Aren't your engines fuel injected? Some fuel injected engines develop vapor in the injector lines at idle on hot days. This makes them run rough or sometimes quit. Turning on the fuel boost pump pressurizes the lines eliminating the air bubbles and roughness.
 
If you have a round filter grab the dome and see if you can get any side to side movement. Otherwise find a way to see if there is any play between the carb halves. Another check is for excess rpm drop with carb heat. This problem creeps up on you at first showing symptoms only on a warm engine. Eventually the play between the halves gets to the point where the the addition of carb heat on landing can almost kill the engine.

Jerry
 
My AME has a strict "do not lean" policy. I realize that's controversial...
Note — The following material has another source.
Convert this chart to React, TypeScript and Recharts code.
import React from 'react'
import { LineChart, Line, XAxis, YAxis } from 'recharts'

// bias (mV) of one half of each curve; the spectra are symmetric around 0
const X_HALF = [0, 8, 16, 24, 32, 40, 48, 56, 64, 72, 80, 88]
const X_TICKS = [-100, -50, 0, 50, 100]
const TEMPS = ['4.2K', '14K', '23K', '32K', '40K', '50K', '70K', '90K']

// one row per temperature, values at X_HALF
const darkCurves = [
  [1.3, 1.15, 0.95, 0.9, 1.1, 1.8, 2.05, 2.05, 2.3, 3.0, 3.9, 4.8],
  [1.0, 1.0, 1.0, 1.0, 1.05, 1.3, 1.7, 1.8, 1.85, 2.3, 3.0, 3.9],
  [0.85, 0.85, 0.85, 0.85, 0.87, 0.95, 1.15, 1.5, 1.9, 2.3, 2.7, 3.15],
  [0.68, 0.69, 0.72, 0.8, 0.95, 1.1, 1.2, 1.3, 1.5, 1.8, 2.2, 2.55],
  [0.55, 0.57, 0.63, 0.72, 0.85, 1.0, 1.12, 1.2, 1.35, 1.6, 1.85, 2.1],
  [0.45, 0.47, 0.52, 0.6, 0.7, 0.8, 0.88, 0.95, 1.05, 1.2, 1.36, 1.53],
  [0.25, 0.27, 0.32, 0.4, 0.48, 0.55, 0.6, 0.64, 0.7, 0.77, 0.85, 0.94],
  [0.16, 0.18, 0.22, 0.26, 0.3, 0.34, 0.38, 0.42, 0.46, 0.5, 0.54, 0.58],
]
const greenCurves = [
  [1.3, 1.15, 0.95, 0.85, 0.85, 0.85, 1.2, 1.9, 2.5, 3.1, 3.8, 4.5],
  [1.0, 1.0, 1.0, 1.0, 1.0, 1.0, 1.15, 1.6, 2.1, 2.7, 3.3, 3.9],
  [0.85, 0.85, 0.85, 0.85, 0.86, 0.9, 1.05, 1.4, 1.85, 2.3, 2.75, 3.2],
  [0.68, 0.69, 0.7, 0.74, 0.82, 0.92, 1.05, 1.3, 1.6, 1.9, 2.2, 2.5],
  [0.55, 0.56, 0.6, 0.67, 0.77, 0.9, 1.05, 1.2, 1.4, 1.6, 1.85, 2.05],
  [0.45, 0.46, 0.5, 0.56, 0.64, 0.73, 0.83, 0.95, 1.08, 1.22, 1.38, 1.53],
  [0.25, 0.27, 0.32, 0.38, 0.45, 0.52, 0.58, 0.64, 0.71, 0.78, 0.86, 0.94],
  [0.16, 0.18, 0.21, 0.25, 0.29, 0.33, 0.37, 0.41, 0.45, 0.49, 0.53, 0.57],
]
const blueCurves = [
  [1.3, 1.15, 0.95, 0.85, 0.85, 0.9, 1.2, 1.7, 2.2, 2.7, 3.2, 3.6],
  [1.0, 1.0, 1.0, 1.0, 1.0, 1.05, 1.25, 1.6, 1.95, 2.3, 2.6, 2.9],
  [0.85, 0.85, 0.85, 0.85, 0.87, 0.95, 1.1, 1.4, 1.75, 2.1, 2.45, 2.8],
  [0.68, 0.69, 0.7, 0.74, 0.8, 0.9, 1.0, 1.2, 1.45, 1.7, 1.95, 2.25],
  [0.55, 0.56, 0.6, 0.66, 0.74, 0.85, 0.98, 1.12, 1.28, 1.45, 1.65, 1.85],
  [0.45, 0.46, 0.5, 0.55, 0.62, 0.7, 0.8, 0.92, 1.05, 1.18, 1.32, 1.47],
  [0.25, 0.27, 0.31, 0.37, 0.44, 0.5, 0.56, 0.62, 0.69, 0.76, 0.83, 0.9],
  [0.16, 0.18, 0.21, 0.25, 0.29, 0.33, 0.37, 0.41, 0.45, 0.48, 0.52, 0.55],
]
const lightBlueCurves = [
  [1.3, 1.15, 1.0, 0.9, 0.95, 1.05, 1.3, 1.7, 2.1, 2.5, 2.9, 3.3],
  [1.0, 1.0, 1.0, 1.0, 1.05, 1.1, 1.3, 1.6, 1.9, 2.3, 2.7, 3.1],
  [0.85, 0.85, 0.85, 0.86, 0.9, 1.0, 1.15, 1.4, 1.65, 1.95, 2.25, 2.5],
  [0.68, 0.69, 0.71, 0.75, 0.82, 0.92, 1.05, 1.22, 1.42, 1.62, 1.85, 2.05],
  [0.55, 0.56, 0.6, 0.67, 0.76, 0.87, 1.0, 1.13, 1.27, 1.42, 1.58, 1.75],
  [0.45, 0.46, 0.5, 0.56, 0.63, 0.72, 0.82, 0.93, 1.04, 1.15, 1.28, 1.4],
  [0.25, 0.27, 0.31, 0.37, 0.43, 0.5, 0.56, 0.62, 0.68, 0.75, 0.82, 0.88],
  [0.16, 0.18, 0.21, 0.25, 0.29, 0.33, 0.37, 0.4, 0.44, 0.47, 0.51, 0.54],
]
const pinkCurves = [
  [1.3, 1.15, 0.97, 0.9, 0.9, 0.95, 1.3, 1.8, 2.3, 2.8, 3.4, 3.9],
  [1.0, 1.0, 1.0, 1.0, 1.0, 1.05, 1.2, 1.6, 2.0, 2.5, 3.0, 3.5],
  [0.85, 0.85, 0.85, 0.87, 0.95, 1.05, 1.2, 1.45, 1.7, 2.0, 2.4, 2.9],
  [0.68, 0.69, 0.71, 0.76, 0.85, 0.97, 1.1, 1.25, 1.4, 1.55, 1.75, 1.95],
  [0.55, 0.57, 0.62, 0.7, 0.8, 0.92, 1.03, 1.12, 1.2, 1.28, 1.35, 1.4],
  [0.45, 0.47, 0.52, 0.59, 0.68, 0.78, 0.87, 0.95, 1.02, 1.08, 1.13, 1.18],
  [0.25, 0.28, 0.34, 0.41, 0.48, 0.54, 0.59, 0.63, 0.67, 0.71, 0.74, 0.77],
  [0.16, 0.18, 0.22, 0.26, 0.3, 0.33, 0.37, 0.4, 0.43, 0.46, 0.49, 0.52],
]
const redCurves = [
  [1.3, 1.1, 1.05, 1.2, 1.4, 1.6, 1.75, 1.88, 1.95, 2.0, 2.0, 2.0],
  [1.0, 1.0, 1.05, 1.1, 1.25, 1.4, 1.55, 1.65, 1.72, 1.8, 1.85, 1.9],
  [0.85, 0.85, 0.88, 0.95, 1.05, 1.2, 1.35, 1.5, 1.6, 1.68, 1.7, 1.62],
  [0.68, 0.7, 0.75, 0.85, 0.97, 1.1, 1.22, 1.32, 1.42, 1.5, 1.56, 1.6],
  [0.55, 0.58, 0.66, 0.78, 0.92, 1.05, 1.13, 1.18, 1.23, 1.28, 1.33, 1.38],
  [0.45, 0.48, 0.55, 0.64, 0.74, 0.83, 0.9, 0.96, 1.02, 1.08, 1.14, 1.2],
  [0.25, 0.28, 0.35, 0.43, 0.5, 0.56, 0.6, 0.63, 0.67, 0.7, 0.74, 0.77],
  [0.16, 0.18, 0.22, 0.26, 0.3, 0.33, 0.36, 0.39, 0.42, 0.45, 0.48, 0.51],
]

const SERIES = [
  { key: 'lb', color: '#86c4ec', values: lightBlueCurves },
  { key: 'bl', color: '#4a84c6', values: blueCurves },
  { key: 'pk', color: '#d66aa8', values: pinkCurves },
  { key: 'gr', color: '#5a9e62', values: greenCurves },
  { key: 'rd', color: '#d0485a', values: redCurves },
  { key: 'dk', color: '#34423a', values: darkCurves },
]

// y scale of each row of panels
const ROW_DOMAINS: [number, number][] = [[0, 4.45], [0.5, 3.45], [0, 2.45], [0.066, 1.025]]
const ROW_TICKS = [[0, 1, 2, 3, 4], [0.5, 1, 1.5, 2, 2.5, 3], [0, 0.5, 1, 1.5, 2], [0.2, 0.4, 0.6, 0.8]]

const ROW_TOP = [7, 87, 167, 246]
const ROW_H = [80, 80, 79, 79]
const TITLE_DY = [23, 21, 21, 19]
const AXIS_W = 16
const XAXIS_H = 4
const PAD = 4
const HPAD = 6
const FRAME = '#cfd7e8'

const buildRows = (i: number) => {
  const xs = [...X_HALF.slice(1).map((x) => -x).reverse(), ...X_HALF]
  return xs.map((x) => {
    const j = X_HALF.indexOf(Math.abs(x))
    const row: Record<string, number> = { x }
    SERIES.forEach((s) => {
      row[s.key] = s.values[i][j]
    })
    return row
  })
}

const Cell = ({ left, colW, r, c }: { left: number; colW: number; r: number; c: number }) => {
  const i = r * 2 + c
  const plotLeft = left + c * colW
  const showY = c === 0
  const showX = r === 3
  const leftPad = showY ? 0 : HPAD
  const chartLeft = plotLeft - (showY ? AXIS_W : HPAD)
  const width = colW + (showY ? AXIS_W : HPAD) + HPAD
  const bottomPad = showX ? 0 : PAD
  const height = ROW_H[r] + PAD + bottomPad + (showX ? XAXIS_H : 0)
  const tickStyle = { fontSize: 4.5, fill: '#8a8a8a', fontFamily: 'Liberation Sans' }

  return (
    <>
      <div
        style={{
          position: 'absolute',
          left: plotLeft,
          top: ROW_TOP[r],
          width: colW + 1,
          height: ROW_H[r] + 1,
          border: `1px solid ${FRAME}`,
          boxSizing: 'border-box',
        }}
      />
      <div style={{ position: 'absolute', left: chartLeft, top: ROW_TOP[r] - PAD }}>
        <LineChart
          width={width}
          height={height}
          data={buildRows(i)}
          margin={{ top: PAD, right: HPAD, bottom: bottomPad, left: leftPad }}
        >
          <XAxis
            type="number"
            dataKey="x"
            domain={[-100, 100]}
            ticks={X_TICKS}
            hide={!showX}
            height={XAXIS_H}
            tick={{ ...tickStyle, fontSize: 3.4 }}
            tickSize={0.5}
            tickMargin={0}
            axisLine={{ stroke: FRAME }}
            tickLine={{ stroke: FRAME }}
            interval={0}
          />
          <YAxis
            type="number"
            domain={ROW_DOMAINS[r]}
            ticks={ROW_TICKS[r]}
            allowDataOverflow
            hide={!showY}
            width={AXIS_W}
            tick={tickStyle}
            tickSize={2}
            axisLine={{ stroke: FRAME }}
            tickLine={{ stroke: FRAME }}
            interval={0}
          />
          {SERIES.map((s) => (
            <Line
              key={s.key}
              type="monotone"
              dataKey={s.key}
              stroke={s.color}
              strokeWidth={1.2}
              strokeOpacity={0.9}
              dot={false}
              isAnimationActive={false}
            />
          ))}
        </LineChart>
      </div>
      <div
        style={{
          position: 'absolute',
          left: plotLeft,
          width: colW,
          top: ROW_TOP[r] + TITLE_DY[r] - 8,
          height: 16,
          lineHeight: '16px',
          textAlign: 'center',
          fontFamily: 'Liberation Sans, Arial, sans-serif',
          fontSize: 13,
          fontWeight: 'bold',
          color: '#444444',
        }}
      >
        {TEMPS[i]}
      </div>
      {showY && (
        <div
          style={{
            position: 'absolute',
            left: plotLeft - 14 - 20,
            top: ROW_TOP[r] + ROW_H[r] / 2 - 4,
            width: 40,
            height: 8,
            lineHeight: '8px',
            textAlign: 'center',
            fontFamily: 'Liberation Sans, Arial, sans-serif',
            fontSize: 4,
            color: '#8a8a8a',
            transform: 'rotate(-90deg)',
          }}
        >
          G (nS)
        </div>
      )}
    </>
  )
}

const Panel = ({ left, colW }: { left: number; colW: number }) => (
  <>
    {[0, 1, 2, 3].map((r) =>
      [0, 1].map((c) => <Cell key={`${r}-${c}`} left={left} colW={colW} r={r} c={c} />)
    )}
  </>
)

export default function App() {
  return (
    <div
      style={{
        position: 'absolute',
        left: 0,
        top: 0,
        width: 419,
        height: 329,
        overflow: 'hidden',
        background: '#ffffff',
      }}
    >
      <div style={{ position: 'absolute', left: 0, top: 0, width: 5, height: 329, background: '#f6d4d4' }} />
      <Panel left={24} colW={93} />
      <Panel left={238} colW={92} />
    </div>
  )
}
well I was taught different, at sea level that might be acceptable, dont know what your field elevation is but add couple 1000 ft of density altitude and you could easly be at 5000 ft that requires leaning, in my opinion your AME is wrong.
 
Cubflier beat me to it. Loose float bowl would be my number 1 guess, look for blue stains on the side of the float bowl. Could also be a leaking float, I had that happen also. Both are simple fix. As far as leaning, I do lean when I taxi and in cruse but full rich for run up and take off. Most of the flying I do is out of runways lower than 100 ft above sea level. Find a fixer not a parts changer. DENNY
 
Read the article StewartB posted for proper leaning. Everybody is right, every body is wrong, just depends on altitude.:lol: DENNY
 
A simple check is to access the carb (or injector body) throat (venturi) and take a look visually. I have had multiple Lycomings run intermittently rich over the years simply from a piece if baffle seal from the induction heat butterfly coming off and draping over the venturi or sense probes on injector servos.
Will cause from minor to extreme symptoms and is probably the easiest to check. Problem is not limited to Lycoming either.
Just a shot, but one I take as a first step every time I have an issue come in for rich running. I found one a few years ago after a cylinder had been removed by a mobile mechanic frustrated that all the deep troubleshooting had not produced an answer. One of those things that is hard learned the first time then becomes another tool for the future.
Ken
 
Aren't your engines fuel injected? Some fuel injected engines develop vapor in the injector lines at idle on hot days. This makes them run rough or sometimes quit. Turning on the fuel boost pump pressurizes the lines eliminating the air bubbles and roughness.
My Cub is injected, the 180 has a carb. I’ve leaned for taxi power in every plane I’ve flown and it works the same for injection or carb. Any plane with adequate fuel flow for cold weather ops will need to be leaned for warm weather ops. I still use full rich at takeoff regardless of OAT, but my DA is rarely higher than 1500’. It’s those winter -5000’ DAs that worry me more.